(Records from a data source)
------------------------------------

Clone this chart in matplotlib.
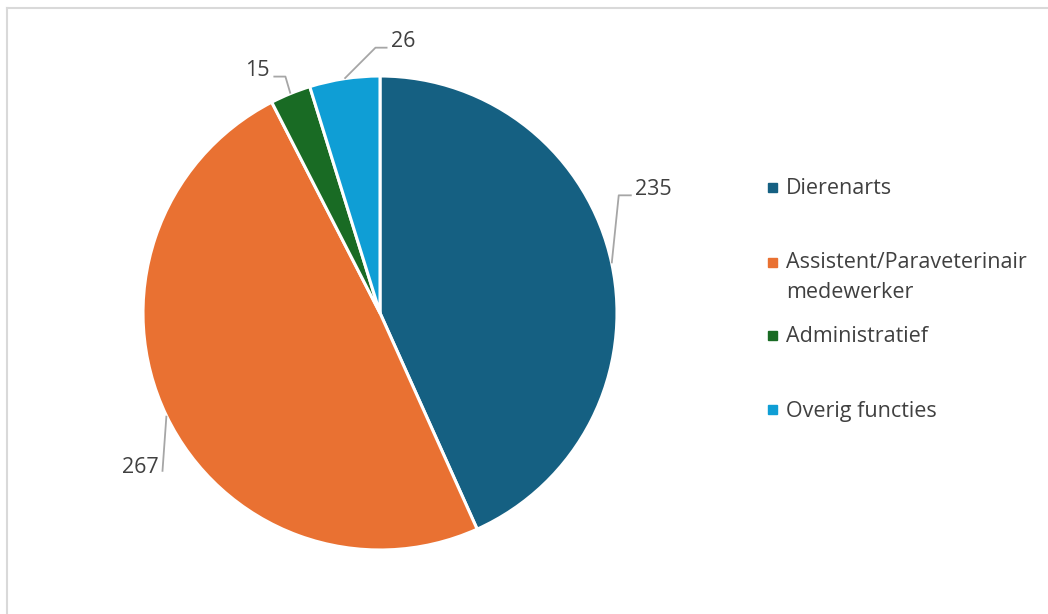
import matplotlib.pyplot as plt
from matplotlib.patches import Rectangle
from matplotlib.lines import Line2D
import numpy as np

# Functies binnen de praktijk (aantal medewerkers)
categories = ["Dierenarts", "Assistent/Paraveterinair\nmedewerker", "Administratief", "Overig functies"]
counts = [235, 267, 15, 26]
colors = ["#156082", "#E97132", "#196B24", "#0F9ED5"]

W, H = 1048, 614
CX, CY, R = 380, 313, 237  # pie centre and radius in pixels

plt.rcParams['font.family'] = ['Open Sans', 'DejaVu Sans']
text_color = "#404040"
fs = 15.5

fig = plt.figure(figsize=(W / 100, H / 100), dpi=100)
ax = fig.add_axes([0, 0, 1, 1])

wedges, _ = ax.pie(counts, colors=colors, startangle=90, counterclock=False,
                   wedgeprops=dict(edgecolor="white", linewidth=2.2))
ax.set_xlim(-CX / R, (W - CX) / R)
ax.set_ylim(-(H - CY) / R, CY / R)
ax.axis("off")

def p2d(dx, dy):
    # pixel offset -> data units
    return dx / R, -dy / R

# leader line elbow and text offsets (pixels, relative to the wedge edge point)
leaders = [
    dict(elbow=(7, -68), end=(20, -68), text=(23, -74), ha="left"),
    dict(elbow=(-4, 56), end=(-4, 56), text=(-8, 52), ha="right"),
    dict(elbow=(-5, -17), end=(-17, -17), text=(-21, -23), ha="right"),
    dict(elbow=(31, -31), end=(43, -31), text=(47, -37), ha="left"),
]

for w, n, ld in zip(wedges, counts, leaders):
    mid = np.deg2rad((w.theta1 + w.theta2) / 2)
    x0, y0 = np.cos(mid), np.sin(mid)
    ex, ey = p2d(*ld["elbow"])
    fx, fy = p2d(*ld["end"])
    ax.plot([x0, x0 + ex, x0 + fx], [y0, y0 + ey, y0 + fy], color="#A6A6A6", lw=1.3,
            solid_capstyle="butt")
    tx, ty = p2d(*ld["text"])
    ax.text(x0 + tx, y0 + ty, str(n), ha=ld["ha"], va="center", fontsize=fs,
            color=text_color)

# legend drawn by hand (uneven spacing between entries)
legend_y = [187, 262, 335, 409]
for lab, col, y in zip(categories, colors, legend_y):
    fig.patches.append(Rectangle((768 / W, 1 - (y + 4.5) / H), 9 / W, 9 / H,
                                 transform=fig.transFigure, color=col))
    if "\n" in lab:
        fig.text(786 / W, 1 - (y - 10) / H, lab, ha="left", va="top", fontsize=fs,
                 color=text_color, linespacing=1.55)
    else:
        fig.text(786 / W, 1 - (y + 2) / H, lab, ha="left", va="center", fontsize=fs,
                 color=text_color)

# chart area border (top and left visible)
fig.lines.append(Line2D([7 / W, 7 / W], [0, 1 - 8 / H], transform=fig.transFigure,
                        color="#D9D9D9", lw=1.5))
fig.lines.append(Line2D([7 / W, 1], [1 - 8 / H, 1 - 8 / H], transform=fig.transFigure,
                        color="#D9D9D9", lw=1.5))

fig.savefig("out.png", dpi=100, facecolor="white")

------------------------------------

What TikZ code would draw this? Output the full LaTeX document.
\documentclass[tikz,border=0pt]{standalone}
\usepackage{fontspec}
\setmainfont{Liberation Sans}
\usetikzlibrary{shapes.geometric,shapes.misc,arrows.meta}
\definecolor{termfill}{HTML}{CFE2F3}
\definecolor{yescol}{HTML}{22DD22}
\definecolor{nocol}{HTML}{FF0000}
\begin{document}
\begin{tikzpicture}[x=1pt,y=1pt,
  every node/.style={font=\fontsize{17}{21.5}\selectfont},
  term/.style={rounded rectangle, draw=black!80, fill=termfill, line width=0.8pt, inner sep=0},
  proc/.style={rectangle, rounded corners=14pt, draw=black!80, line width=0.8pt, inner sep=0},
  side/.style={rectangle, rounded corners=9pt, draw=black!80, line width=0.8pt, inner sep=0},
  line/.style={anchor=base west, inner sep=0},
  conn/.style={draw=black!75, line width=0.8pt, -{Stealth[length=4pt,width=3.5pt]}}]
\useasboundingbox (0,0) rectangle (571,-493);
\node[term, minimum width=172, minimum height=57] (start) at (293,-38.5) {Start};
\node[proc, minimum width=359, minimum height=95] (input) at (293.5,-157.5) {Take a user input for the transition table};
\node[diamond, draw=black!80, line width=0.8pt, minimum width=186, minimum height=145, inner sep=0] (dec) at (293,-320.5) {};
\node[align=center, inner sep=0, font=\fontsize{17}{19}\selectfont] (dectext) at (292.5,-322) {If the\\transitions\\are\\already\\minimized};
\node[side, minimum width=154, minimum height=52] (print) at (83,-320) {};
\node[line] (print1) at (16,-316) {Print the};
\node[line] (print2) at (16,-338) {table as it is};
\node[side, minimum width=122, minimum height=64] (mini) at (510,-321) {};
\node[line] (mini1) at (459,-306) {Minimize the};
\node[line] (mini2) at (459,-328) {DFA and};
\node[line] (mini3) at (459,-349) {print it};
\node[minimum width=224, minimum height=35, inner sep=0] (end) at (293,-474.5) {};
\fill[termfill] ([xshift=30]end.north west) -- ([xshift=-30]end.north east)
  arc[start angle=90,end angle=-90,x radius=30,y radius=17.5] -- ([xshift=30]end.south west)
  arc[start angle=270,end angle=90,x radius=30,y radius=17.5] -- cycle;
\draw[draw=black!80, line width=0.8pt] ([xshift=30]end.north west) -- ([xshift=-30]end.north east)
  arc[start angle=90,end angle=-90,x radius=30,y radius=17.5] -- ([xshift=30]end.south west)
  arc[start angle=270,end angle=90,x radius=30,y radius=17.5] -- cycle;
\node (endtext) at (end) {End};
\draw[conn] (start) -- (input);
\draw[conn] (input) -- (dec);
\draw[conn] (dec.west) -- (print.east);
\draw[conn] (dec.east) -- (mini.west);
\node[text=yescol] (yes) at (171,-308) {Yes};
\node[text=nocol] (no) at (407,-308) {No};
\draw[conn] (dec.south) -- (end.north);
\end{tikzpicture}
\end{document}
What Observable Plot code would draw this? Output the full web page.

------------------------------------

Identify the lines in the entries above that contain "Output", then copy them out.

* RESULT OF THE EXERCISE
What TikZ code would draw this? Output the full LaTeX document.
What Observable Plot code would draw this? Output the full web page.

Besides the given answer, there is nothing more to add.